For OCSL, with its income from Covia already interrupted and the valuation close to or lower than the market value of the 2025 Term debt, the impact of this bankruptcy should be minimal. However, we don’t yet know if any investment income will be forthcoming post-bankruptcy and whether the BDC will have to ante up some new funds as part of the restructuring. More will be learned shortly. Nonetheless, this story is mostly notable that yet another BDC-financed company has filed for bankruptcy in June, which is turning out to be a record month in all the wrong ways.

Addendum: A reader brought to our attention after the initial publication of this article that Oaktree Strategic Income (OCSI) also has $6.9mn invested at cost in Covia as of March 31, 2020. The debt is held in the BDC’s JV, and treated in the same way as OCSL: placed on non accrual and with the same discount. The exposure did not show up in our search, so we apologize for the miss. Even databases can miss out sometimes.

Covia : Downgrade To CCR 4 From CCR 3

We hear that Covia Corp. – “a minerals and materials supplier for industrial and energy markets” – has been engaged in drastic cost cutting in the wake of the Covid-19 crisis “designed to reduce overhead expenses by about $25 million from 2019 levels”. The company had been struggling even before Covid-19 – and lower oil prices came along – due to its status as a supplier to the energy sector.

We initiated the company on the Underperformers list back on January 1, 2020, with an initial Corporate Credit Rating of 3. With the latest news and with the 2025 Term Loan trading at a (55%) discount compared to (22%) at year end 2019, we have downgraded the outlook to CCR 4 from CCR 3. We’re not yet placing the company on our Weakest Links list – companies deemed highly likely to become non performers shortly – but it’s early days yet. The stock it at risk of being delisted from the NYSE and trades at just $0.45. A year ago that was $6.25…

The only BDC with exposure to publicly traded Covia remains Oaktree Specialty Lending (OCSL) with a cost of $7.9mn and a current value probably close to $3.5mn. That means an unrealized loss of ($2.6mn) is likely to be booked at the end of the IQ 2020. Income at risk – should Covia default – is about $0.400mn a year. We’ll check back after OCSL reports IQ 2020 results or earlier if anything new transpires.

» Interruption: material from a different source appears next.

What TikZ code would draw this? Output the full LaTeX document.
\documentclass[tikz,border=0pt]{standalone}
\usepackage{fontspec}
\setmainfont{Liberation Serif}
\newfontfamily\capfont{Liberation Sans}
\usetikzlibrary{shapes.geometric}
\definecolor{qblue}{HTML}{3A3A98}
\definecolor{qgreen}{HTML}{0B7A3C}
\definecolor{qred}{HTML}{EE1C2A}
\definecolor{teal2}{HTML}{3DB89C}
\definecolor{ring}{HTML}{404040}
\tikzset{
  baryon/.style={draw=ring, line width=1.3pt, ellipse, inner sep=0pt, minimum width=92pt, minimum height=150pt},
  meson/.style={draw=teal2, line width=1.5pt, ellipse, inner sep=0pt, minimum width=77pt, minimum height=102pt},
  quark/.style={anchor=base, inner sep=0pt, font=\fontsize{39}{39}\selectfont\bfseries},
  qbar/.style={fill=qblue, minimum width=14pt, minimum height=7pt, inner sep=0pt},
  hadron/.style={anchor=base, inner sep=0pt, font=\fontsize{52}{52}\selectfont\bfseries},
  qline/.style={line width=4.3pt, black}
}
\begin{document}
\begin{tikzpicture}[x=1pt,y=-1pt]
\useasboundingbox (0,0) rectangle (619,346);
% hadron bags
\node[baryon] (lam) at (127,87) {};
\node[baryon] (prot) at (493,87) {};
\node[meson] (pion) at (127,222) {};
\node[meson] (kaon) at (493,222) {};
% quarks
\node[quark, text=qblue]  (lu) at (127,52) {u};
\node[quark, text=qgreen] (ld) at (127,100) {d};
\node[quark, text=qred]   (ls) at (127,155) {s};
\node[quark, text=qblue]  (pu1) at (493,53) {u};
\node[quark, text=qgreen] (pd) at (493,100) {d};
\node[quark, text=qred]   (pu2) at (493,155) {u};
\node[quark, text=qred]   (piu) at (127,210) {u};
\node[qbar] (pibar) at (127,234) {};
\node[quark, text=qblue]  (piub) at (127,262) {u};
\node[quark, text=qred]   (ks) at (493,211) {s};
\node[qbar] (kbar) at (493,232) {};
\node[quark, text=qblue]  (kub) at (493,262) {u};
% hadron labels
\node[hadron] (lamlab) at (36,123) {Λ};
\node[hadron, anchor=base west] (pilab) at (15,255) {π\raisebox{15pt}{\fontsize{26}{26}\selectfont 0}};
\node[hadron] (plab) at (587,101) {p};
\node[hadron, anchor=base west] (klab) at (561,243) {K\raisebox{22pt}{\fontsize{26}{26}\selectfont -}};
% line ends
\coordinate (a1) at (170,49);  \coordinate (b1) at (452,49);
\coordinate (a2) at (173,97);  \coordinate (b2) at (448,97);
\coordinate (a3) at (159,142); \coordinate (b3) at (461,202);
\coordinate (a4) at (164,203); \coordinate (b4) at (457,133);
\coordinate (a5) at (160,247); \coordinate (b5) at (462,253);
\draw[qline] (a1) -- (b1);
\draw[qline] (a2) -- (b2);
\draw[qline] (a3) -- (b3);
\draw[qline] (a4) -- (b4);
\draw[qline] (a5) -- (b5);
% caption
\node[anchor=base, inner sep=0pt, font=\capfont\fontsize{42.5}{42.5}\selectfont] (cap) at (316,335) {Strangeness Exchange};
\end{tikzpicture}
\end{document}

Covia: Announces Multiple Financing Developments

Covia Holdings – a publicly traded “provider of mineral-based material solutions for the Industrial and Energy markets” – announced a series of financial measures intended to improve its “financial flexibility” on December 31, 2019. The most material development was the arrangement of an $85 million committed credit facility from PNC Bank. The new facility is secured by the Company‚Äôs U.S. accounts receivable. At the same time the company voluntarily canceled its $200 million revolving standby credit facility that contained restrictive covenants.

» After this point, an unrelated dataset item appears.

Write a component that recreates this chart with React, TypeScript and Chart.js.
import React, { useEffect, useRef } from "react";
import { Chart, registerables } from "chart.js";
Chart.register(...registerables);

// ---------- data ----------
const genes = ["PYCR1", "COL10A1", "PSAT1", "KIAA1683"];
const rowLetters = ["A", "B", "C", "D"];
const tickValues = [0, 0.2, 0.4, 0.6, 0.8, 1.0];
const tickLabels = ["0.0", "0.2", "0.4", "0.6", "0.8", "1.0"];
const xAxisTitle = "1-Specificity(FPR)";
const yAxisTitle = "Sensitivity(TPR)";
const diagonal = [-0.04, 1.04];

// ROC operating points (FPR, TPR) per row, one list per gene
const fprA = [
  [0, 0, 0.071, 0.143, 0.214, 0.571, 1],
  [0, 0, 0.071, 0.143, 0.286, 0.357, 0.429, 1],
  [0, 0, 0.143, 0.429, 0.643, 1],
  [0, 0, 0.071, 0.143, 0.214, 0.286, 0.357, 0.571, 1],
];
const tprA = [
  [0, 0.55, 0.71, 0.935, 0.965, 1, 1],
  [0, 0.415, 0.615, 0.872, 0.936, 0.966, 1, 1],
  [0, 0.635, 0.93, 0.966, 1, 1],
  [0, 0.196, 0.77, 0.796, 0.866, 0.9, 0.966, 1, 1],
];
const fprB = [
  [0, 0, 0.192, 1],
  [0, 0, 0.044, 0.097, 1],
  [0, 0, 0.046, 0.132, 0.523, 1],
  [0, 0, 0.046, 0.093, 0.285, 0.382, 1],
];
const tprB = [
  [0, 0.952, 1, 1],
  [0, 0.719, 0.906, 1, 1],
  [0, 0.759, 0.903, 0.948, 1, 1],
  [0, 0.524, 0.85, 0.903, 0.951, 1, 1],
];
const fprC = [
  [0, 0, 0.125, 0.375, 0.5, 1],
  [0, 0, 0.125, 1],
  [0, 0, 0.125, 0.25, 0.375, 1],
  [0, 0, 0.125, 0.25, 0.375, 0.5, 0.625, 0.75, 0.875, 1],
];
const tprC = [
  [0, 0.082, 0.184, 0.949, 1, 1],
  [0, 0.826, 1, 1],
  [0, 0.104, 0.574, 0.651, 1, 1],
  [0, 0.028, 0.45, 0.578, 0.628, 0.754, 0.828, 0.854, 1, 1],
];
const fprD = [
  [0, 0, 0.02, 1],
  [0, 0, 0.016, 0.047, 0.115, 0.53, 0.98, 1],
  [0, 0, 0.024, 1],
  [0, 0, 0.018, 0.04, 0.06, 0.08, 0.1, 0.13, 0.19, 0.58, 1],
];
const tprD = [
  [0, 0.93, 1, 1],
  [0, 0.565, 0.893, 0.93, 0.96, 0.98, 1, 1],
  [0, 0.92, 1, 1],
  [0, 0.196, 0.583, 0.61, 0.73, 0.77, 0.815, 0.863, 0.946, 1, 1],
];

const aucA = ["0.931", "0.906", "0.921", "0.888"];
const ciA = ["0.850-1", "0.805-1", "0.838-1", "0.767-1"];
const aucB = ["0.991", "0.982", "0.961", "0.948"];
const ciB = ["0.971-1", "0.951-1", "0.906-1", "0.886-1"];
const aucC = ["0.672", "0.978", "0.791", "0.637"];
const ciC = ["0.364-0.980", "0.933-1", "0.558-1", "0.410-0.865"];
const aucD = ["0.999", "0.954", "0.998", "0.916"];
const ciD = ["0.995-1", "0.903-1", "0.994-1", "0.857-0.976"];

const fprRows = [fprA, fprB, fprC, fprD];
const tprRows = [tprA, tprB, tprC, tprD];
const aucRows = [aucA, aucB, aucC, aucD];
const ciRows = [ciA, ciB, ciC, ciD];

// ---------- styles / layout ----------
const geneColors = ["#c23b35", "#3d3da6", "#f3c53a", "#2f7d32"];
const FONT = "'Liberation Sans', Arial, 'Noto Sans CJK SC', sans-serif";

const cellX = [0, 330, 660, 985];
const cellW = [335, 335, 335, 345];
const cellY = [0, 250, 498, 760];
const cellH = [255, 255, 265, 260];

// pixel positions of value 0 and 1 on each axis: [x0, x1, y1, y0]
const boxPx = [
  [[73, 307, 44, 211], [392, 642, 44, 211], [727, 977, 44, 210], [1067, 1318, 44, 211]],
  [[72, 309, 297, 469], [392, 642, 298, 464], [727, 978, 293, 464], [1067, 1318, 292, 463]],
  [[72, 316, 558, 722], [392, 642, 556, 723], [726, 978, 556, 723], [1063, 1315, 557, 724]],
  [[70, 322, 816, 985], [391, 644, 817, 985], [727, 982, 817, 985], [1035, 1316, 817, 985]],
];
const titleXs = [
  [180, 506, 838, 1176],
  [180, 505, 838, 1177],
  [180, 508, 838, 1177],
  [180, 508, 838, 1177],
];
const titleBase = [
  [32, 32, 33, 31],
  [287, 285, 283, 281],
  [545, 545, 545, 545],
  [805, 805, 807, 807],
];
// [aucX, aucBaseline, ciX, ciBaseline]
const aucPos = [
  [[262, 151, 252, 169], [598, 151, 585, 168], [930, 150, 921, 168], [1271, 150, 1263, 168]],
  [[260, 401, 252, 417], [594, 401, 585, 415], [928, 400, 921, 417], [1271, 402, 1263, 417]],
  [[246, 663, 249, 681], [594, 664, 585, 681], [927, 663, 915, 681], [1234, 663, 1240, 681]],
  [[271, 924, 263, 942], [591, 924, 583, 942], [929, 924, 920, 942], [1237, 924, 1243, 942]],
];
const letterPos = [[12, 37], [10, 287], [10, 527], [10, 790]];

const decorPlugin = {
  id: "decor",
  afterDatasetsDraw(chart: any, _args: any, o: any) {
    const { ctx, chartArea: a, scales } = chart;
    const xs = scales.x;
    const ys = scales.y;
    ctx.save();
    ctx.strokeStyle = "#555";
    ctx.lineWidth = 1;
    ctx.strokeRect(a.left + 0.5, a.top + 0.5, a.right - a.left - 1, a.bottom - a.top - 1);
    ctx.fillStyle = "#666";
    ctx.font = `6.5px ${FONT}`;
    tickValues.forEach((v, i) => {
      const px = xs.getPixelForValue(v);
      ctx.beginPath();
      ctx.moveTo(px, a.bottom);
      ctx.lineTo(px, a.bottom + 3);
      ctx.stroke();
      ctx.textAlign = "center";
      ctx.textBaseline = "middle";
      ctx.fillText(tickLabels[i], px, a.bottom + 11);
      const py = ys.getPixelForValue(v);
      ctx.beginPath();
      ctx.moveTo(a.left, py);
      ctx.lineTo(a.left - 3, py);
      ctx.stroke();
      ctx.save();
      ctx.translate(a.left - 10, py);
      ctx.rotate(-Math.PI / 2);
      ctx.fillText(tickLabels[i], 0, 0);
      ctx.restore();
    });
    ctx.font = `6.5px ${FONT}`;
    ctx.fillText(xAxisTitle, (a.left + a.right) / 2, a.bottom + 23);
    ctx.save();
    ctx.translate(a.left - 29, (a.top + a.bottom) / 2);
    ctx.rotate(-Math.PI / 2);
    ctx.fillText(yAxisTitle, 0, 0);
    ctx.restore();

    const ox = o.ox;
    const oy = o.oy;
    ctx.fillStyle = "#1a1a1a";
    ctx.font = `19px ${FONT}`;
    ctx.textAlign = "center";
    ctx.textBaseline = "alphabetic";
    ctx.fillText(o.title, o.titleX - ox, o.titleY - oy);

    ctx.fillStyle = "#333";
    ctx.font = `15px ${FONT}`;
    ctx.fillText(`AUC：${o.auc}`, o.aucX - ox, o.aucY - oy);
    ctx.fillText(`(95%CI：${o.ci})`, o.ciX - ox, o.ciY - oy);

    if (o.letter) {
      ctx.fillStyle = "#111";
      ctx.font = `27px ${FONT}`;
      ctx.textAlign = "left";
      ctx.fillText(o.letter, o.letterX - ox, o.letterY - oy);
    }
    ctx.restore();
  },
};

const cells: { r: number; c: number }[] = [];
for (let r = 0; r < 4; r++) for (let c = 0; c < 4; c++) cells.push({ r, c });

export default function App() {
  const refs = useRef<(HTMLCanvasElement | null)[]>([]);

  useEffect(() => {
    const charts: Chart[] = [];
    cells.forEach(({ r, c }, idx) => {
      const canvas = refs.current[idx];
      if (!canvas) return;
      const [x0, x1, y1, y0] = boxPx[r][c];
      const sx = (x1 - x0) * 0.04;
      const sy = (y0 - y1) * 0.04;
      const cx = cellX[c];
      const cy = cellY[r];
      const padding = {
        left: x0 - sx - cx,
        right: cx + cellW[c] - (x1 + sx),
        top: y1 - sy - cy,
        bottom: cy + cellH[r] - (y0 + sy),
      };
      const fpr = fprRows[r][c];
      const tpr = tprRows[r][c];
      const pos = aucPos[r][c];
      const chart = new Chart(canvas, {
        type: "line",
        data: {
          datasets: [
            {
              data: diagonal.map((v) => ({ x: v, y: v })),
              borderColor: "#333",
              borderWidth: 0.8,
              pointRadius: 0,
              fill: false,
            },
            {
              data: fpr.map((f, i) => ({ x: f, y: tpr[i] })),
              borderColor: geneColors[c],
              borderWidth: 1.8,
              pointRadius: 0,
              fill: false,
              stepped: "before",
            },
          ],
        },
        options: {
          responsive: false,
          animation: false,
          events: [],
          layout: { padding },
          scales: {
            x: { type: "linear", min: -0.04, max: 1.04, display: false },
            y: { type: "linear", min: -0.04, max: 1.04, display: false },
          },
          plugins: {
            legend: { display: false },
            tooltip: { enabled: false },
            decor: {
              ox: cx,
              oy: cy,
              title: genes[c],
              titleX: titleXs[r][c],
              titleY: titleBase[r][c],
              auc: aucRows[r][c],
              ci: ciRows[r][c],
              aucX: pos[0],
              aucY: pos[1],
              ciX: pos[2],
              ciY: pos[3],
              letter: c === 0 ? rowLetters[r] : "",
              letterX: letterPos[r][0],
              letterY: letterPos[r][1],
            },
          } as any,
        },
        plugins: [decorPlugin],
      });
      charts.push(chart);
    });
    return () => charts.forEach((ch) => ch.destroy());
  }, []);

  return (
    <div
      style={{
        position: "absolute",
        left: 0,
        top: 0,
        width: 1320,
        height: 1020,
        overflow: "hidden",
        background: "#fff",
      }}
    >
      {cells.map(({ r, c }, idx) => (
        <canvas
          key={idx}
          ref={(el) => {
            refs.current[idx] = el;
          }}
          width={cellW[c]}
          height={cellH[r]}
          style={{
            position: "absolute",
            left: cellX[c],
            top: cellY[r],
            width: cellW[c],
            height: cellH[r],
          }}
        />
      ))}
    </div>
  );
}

The above measures – and other actions taken as outlined in the company’s press release – are supposed to improve future results and provide liquidity. Nonetheless, substantial worries remain given Covia’s recent poor financial performance and exposure to the energy market. In fact, we added the company to the Under Performers List back in IVQ 2018, with a CCR of 3, based on a reduction in the value of the 2025 Term Loan held by the only BDC lender – Oaktree Specialty Lending or OCSL – to a discount of (28%). Subsequently the value of that debt has fluctuated, closing as of December 31 2019 of (24%).

We retain hope that the company can pull itself out of its doldrums, but note that debt to Adjusted EBITDA is very high (in excess of 10x by our estimate) and that the debt contains no covenants. The fact that Covia is raising new debt by essentially carving out valuable balance sheet assets to maintain liquidity is more worrying than reassuring for existing lenders who are essentially being pushed down the priority repayment scale.

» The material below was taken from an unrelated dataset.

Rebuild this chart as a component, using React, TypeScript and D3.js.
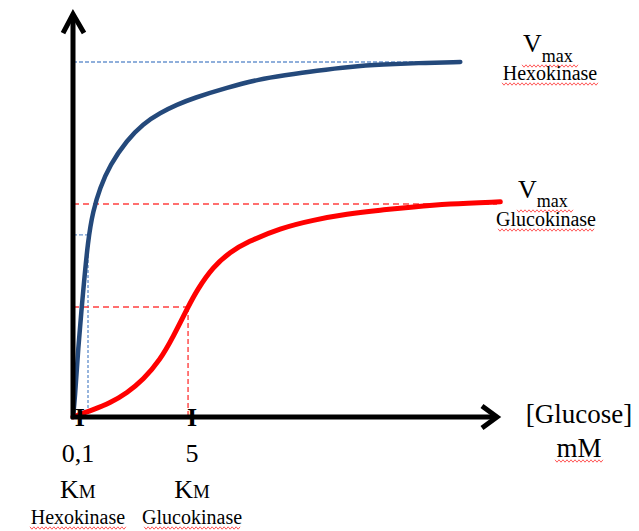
import * as d3 from 'd3';

// glucose in schematic axis units, velocity as fraction of hexokinase Vmax
const hexoX = [0, 0.08, 0.21, 0.42, 0.63, 0.84, 1.13, 1.55, 2.27, 2.94, 3.66, 4.37, 5.04, 6.47, 7.86, 8.82, 10.25, 11.64, 13.03, 14.45, 16.26];
const hexoV = [0, 0.05, 0.19, 0.35, 0.5, 0.58, 0.645, 0.71, 0.78, 0.826, 0.857, 0.88, 0.898, 0.928, 0.952, 0.962, 0.976, 0.987, 0.993, 0.997, 1.0];
const glucoX = [0, 0.84, 1.55, 2.27, 2.94, 3.66, 4.2, 4.83, 5.21, 5.88, 6.6, 7.31, 8.7, 10.08, 11.51, 12.9, 14.29, 15.71, 17.94];
const glucoV = [0, 0.02, 0.039, 0.068, 0.104, 0.161, 0.225, 0.31, 0.358, 0.423, 0.465, 0.493, 0.532, 0.555, 0.572, 0.583, 0.592, 0.6, 0.606];

const vmax = [1.0, 0.6];
const halfV = [0.513, 0.31];
const kmPos = [0.63, 4.83];
const tickPos = [0.29, 5.0];
const tickLabels = ['0,1', '5'];
const enzymes = ['Hexokinase', 'Glucokinase'];

const W = 639;
const H = 531;
const SERIF = '"Liberation Serif", "Times New Roman", serif';
const BLUE = '#24497b';
const RED = '#ff0000';

const x = d3.scaleLinear().domain([0, 17.8]).range([73, 497]);
const y = d3.scaleLinear().domain([0, 1]).range([417, 62]);

function squiggle(x0: number, x1: number, yy: number) {
  const pts: [number, number][] = [];
  let up = true;
  for (let px = x0; px <= x1; px += 2) {
    pts.push([px, yy + (up ? -1.2 : 1.2)]);
    up = !up;
  }
  return d3.line()(pts) || '';
}

const Squig = ({ x0, x1, yy }: { x0: number; x1: number; yy: number }) => (
  <path d={squiggle(x0, x1, yy)} fill="none" stroke="#ff5a5a" strokeWidth={1} />
);

export default function App() {
  const line = d3
    .line<[number, number]>()
    .x((d) => x(d[0]))
    .y((d) => y(d[1]))
    .curve(d3.curveBasis);

  const hexo = hexoX.map((v, i) => [v, hexoV[i]] as [number, number]);
  const gluco = glucoX.map((v, i) => [v, glucoV[i]] as [number, number]);

  const x0 = x(0);
  const y0 = y(0);
  const yTop = y(1.135);
  const xEnd = x(17.8);

  return (
    <svg
      width={W}
      height={H}
      style={{ position: 'absolute', left: 0, top: 0, background: '#fff' }}
      fontFamily={SERIF}
    >
      {/* vmax dashed guides */}
      <line x1={x0} x2={x(hexoX[hexoX.length - 1])} y1={y(vmax[0])} y2={y(vmax[0])} stroke="#6b95cf" strokeWidth={1.4} strokeDasharray="4 2" />
      <line x1={x0} x2={xEnd} y1={y(vmax[1])} y2={y(vmax[1])} stroke="#ff4040" strokeWidth={1.4} strokeDasharray="6 4" />

      {/* half-max guides */}
      <line x1={x0} x2={x(kmPos[0])} y1={y(halfV[0])} y2={y(halfV[0])} stroke="#6b95cf" strokeWidth={1.4} strokeDasharray="4 2" />
      <line x1={x(kmPos[0])} x2={x(kmPos[0])} y1={y(halfV[0])} y2={y0} stroke="#6b95cf" strokeWidth={1.4} strokeDasharray="3 2" />
      <line x1={x0} x2={x(kmPos[1])} y1={y(halfV[1])} y2={y(halfV[1])} stroke="#ff4040" strokeWidth={1.4} strokeDasharray="6 4" />
      <line x1={x(kmPos[1])} x2={x(kmPos[1])} y1={y(halfV[1])} y2={y0} stroke="#ff4040" strokeWidth={1.4} strokeDasharray="5 3" />

      {/* curves */}
      <path d={line(hexo) || ''} fill="none" stroke={BLUE} strokeWidth={4.5} strokeLinecap="round" />
      <path d={line(gluco) || ''} fill="none" stroke={RED} strokeWidth={5} strokeLinecap="round" />

      {/* axes */}
      <line x1={x0} x2={x0} y1={y0 + 2} y2={yTop + 2} stroke="#000" strokeWidth={5} />
      <line x1={x0 - 2} x2={xEnd - 2} y1={y0} y2={y0} stroke="#000" strokeWidth={5} />
      <path d={`M${x0 - 10},${yTop + 19} L${x0},${yTop} L${x0 + 11},${yTop + 19}`} fill="none" stroke="#000" strokeWidth={5} strokeLinejoin="miter" />
      <path d={`M${xEnd - 15},${y0 - 11} L${xEnd},${y0} L${xEnd - 15},${y0 + 11}`} fill="none" stroke="#000" strokeWidth={5} strokeLinejoin="miter" />

      {/* ticks and labels */}
      {tickPos.map((t, i) => {
        const cx = x(t);
        const lx = i === 0 ? cx - 2 : cx;
        return (
          <g key={i}>
            <text x={cx} y={y0 + 9} textAnchor="middle" fontSize={26} fontWeight="bold" fill="#000">I</text>
            <text x={lx} y={462} textAnchor="middle" fontSize={26} fill="#000">{tickLabels[i]}</text>
            <text x={lx} y={498} textAnchor="middle" fill="#000">
              <tspan fontSize={26}>K</tspan>
              <tspan fontSize={19}>M</tspan>
            </text>
            <text x={lx} y={524} textAnchor="middle" fontSize={20} fill="#000">{enzymes[i]}</text>
            <Squig x0={lx - 48} x1={lx + 48} yy={528} />
          </g>
        );
      })}

      {/* right-side Vmax labels */}
      <text x={523} y={52} fill="#000">
        <tspan fontSize={26}>V</tspan>
        <tspan fontSize={18} dy={10}>max</tspan>
      </text>
      <Squig x0={522} x1={578} yy={66} />
      <text x={550} y={80} textAnchor="middle" fontSize={20} fill="#000">Hexokinase</text>
      <Squig x0={502} x1={598} yy={84} />

      <text x={518} y={198} fill="#000">
        <tspan fontSize={26}>V</tspan>
        <tspan fontSize={18} dy={9}>max</tspan>
      </text>
      <Squig x0={517} x1={573} yy={211} />
      <text x={546} y={226} textAnchor="middle" fontSize={20} fill="#000">Glucokinase</text>
      <Squig x0={498} x1={594} yy={230} />

      {/* x axis title */}
      <text x={579} y={423} textAnchor="middle" fontSize={27} fill="#000">[Glucose]</text>
      <text x={579} y={457} textAnchor="middle" fontSize={27} fill="#000">mM</text>
      <Squig x0={555} x1={603} yy={461} />
    </svg>
  );
}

At September 30, 2019 OCSL’s exposure – all in the 2025 Term Loan – amounted to $7.9mn, and $0.5mn of investment income is at risk. That’s a modest exposure for the public BDC (0.5% of its portfolio) and – apparently – not in any imminent danger. This article initiates our coverage in the BDC Credit Reporter. We’ll be checking back in periodically as new results are published.